→ **WRITTEN REQUEST**: Take all the material and copy it exactly.

## begin

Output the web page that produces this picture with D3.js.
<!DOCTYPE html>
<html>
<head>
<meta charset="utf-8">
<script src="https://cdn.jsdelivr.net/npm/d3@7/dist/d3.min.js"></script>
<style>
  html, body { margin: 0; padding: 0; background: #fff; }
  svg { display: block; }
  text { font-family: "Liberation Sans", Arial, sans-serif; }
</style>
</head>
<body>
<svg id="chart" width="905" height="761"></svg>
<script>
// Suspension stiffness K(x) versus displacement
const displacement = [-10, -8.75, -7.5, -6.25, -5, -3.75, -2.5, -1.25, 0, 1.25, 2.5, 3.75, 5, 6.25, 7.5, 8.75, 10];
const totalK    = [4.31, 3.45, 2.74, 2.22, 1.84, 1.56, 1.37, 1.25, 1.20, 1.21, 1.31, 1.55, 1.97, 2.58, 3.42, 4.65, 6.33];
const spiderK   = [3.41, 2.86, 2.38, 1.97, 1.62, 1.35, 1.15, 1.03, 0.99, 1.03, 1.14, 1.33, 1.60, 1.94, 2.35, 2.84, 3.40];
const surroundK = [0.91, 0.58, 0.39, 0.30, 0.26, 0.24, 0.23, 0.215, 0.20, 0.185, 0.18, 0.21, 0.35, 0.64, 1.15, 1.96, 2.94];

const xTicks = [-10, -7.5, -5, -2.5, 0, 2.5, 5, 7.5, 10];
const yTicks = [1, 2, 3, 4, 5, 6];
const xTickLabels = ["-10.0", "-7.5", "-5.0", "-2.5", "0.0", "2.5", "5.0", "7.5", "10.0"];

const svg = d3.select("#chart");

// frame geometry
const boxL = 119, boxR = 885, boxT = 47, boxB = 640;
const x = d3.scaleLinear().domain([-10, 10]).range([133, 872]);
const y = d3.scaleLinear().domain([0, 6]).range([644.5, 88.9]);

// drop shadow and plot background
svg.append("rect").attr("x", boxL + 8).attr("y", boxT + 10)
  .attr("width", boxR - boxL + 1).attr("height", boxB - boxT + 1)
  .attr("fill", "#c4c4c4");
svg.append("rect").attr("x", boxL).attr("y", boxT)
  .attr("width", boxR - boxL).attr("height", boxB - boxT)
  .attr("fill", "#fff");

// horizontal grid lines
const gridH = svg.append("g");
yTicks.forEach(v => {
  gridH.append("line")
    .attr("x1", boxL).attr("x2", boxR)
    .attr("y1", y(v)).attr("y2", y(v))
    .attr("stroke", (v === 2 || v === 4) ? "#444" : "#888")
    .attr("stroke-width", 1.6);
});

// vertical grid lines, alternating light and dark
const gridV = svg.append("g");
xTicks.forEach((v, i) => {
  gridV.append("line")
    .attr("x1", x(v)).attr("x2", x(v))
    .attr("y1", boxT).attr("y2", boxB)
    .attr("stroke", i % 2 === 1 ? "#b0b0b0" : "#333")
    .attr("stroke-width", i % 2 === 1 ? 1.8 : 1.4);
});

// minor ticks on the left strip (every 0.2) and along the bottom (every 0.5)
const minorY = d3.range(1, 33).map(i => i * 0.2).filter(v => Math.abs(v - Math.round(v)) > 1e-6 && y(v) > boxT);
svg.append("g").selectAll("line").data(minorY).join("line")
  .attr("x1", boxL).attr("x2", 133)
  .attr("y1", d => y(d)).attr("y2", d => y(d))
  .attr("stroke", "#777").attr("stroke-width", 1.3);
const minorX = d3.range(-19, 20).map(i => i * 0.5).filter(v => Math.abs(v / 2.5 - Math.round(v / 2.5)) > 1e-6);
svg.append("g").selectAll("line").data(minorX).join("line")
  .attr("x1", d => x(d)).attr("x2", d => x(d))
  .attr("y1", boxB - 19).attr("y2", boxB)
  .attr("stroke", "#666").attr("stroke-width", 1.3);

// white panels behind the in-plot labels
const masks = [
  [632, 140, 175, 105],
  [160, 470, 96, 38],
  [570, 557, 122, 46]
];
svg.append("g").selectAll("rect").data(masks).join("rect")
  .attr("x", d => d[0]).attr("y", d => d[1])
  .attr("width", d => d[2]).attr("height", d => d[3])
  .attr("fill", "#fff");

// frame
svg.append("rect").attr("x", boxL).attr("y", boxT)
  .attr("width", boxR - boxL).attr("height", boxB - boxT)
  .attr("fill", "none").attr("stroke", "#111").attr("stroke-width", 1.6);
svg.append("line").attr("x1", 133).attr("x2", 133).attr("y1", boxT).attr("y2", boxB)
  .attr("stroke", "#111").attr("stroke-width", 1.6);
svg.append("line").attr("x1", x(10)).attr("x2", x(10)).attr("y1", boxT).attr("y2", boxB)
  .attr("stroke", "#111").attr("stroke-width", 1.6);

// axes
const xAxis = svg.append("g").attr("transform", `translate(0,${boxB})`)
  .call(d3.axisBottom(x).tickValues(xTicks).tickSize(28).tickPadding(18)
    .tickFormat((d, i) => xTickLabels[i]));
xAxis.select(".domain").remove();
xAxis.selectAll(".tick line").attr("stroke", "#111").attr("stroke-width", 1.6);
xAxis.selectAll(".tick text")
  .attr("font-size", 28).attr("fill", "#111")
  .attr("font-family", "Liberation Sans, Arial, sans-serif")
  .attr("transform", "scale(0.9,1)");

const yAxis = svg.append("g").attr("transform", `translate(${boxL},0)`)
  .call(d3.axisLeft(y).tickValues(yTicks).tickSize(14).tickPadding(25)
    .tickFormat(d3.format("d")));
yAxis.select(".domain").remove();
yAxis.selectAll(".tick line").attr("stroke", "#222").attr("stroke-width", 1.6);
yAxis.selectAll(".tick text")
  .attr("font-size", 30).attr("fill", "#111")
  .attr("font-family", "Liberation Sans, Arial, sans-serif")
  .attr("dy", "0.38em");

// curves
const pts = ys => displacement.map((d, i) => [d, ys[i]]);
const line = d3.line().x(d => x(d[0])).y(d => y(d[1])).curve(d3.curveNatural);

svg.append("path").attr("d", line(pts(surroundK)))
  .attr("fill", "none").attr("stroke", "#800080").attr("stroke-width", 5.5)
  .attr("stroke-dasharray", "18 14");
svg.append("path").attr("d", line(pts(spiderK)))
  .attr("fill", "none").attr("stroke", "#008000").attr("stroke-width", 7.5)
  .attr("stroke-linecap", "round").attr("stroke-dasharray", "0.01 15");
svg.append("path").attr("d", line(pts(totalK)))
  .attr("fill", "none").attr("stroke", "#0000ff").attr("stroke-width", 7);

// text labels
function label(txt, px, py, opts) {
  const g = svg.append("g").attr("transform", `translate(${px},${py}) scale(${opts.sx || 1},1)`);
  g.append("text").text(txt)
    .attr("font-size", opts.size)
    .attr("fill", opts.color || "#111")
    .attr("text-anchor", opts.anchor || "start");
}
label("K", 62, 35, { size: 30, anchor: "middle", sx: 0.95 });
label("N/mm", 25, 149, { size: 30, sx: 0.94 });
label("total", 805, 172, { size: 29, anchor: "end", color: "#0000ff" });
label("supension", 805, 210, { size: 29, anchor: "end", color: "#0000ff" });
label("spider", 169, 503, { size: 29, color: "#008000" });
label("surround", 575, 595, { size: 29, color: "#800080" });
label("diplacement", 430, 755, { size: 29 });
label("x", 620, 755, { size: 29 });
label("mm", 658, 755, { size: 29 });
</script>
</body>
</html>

## end

→ **THE RESULT**:
Output the web page that produces this picture with D3.js.
<!DOCTYPE html>
<html>
<head>
<meta charset="utf-8">
<script src="https://cdn.jsdelivr.net/npm/d3@7/dist/d3.min.js"></script>
<style>
  html, body { margin: 0; padding: 0; background: #fff; }
  svg { display: block; }
  text { font-family: "Liberation Sans", Arial, sans-serif; }
</style>
</head>
<body>
<svg id="chart" width="905" height="761"></svg>
<script>
// Suspension stiffness K(x) versus displacement
const displacement = [-10, -8.75, -7.5, -6.25, -5, -3.75, -2.5, -1.25, 0, 1.25, 2.5, 3.75, 5, 6.25, 7.5, 8.75, 10];
const totalK    = [4.31, 3.45, 2.74, 2.22, 1.84, 1.56, 1.37, 1.25, 1.20, 1.21, 1.31, 1.55, 1.97, 2.58, 3.42, 4.65, 6.33];
const spiderK   = [3.41, 2.86, 2.38, 1.97, 1.62, 1.35, 1.15, 1.03, 0.99, 1.03, 1.14, 1.33, 1.60, 1.94, 2.35, 2.84, 3.40];
const surroundK = [0.91, 0.58, 0.39, 0.30, 0.26, 0.24, 0.23, 0.215, 0.20, 0.185, 0.18, 0.21, 0.35, 0.64, 1.15, 1.96, 2.94];

const xTicks = [-10, -7.5, -5, -2.5, 0, 2.5, 5, 7.5, 10];
const yTicks = [1, 2, 3, 4, 5, 6];
const xTickLabels = ["-10.0", "-7.5", "-5.0", "-2.5", "0.0", "2.5", "5.0", "7.5", "10.0"];

const svg = d3.select("#chart");

// frame geometry
const boxL = 119, boxR = 885, boxT = 47, boxB = 640;
const x = d3.scaleLinear().domain([-10, 10]).range([133, 872]);
const y = d3.scaleLinear().domain([0, 6]).range([644.5, 88.9]);

// drop shadow and plot background
svg.append("rect").attr("x", boxL + 8).attr("y", boxT + 10)
  .attr("width", boxR - boxL + 1).attr("height", boxB - boxT + 1)
  .attr("fill", "#c4c4c4");
svg.append("rect").attr("x", boxL).attr("y", boxT)
  .attr("width", boxR - boxL).attr("height", boxB - boxT)
  .attr("fill", "#fff");

// horizontal grid lines
const gridH = svg.append("g");
yTicks.forEach(v => {
  gridH.append("line")
    .attr("x1", boxL).attr("x2", boxR)
    .attr("y1", y(v)).attr("y2", y(v))
    .attr("stroke", (v === 2 || v === 4) ? "#444" : "#888")
    .attr("stroke-width", 1.6);
});

// vertical grid lines, alternating light and dark
const gridV = svg.append("g");
xTicks.forEach((v, i) => {
  gridV.append("line")
    .attr("x1", x(v)).attr("x2", x(v))
    .attr("y1", boxT).attr("y2", boxB)
    .attr("stroke", i % 2 === 1 ? "#b0b0b0" : "#333")
    .attr("stroke-width", i % 2 === 1 ? 1.8 : 1.4);
});

// minor ticks on the left strip (every 0.2) and along the bottom (every 0.5)
const minorY = d3.range(1, 33).map(i => i * 0.2).filter(v => Math.abs(v - Math.round(v)) > 1e-6 && y(v) > boxT);
svg.append("g").selectAll("line").data(minorY).join("line")
  .attr("x1", boxL).attr("x2", 133)
  .attr("y1", d => y(d)).attr("y2", d => y(d))
  .attr("stroke", "#777").attr("stroke-width", 1.3);
const minorX = d3.range(-19, 20).map(i => i * 0.5).filter(v => Math.abs(v / 2.5 - Math.round(v / 2.5)) > 1e-6);
svg.append("g").selectAll("line").data(minorX).join("line")
  .attr("x1", d => x(d)).attr("x2", d => x(d))
  .attr("y1", boxB - 19).attr("y2", boxB)
  .attr("stroke", "#666").attr("stroke-width", 1.3);

// white panels behind the in-plot labels
const masks = [
  [632, 140, 175, 105],
  [160, 470, 96, 38],
  [570, 557, 122, 46]
];
svg.append("g").selectAll("rect").data(masks).join("rect")
  .attr("x", d => d[0]).attr("y", d => d[1])
  .attr("width", d => d[2]).attr("height", d => d[3])
  .attr("fill", "#fff");

// frame
svg.append("rect").attr("x", boxL).attr("y", boxT)
  .attr("width", boxR - boxL).attr("height", boxB - boxT)
  .attr("fill", "none").attr("stroke", "#111").attr("stroke-width", 1.6);
svg.append("line").attr("x1", 133).attr("x2", 133).attr("y1", boxT).attr("y2", boxB)
  .attr("stroke", "#111").attr("stroke-width", 1.6);
svg.append("line").attr("x1", x(10)).attr("x2", x(10)).attr("y1", boxT).attr("y2", boxB)
  .attr("stroke", "#111").attr("stroke-width", 1.6);

// axes
const xAxis = svg.append("g").attr("transform", `translate(0,${boxB})`)
  .call(d3.axisBottom(x).tickValues(xTicks).tickSize(28).tickPadding(18)
    .tickFormat((d, i) => xTickLabels[i]));
xAxis.select(".domain").remove();
xAxis.selectAll(".tick line").attr("stroke", "#111").attr("stroke-width", 1.6);
xAxis.selectAll(".tick text")
  .attr("font-size", 28).attr("fill", "#111")
  .attr("font-family", "Liberation Sans, Arial, sans-serif")
  .attr("transform", "scale(0.9,1)");

const yAxis = svg.append("g").attr("transform", `translate(${boxL},0)`)
  .call(d3.axisLeft(y).tickValues(yTicks).tickSize(14).tickPadding(25)
    .tickFormat(d3.format("d")));
yAxis.select(".domain").remove();
yAxis.selectAll(".tick line").attr("stroke", "#222").attr("stroke-width", 1.6);
yAxis.selectAll(".tick text")
  .attr("font-size", 30).attr("fill", "#111")
  .attr("font-family", "Liberation Sans, Arial, sans-serif")
  .attr("dy", "0.38em");

// curves
const pts = ys => displacement.map((d, i) => [d, ys[i]]);
const line = d3.line().x(d => x(d[0])).y(d => y(d[1])).curve(d3.curveNatural);

svg.append("path").attr("d", line(pts(surroundK)))
  .attr("fill", "none").attr("stroke", "#800080").attr("stroke-width", 5.5)
  .attr("stroke-dasharray", "18 14");
svg.append("path").attr("d", line(pts(spiderK)))
  .attr("fill", "none").attr("stroke", "#008000").attr("stroke-width", 7.5)
  .attr("stroke-linecap", "round").attr("stroke-dasharray", "0.01 15");
svg.append("path").attr("d", line(pts(totalK)))
  .attr("fill", "none").attr("stroke", "#0000ff").attr("stroke-width", 7);

// text labels
function label(txt, px, py, opts) {
  const g = svg.append("g").attr("transform", `translate(${px},${py}) scale(${opts.sx || 1},1)`);
  g.append("text").text(txt)
    .attr("font-size", opts.size)
    .attr("fill", opts.color || "#111")
    .attr("text-anchor", opts.anchor || "start");
}
label("K", 62, 35, { size: 30, anchor: "middle", sx: 0.95 });
label("N/mm", 25, 149, { size: 30, sx: 0.94 });
label("total", 805, 172, { size: 29, anchor: "end", color: "#0000ff" });
label("supension", 805, 210, { size: 29, anchor: "end", color: "#0000ff" });
label("spider", 169, 503, { size: 29, color: "#008000" });
label("surround", 575, 595, { size: 29, color: "#800080" });
label("diplacement", 430, 755, { size: 29 });
label("x", 620, 755, { size: 29 });
label("mm", 658, 755, { size: 29 });
</script>
</body>
</html>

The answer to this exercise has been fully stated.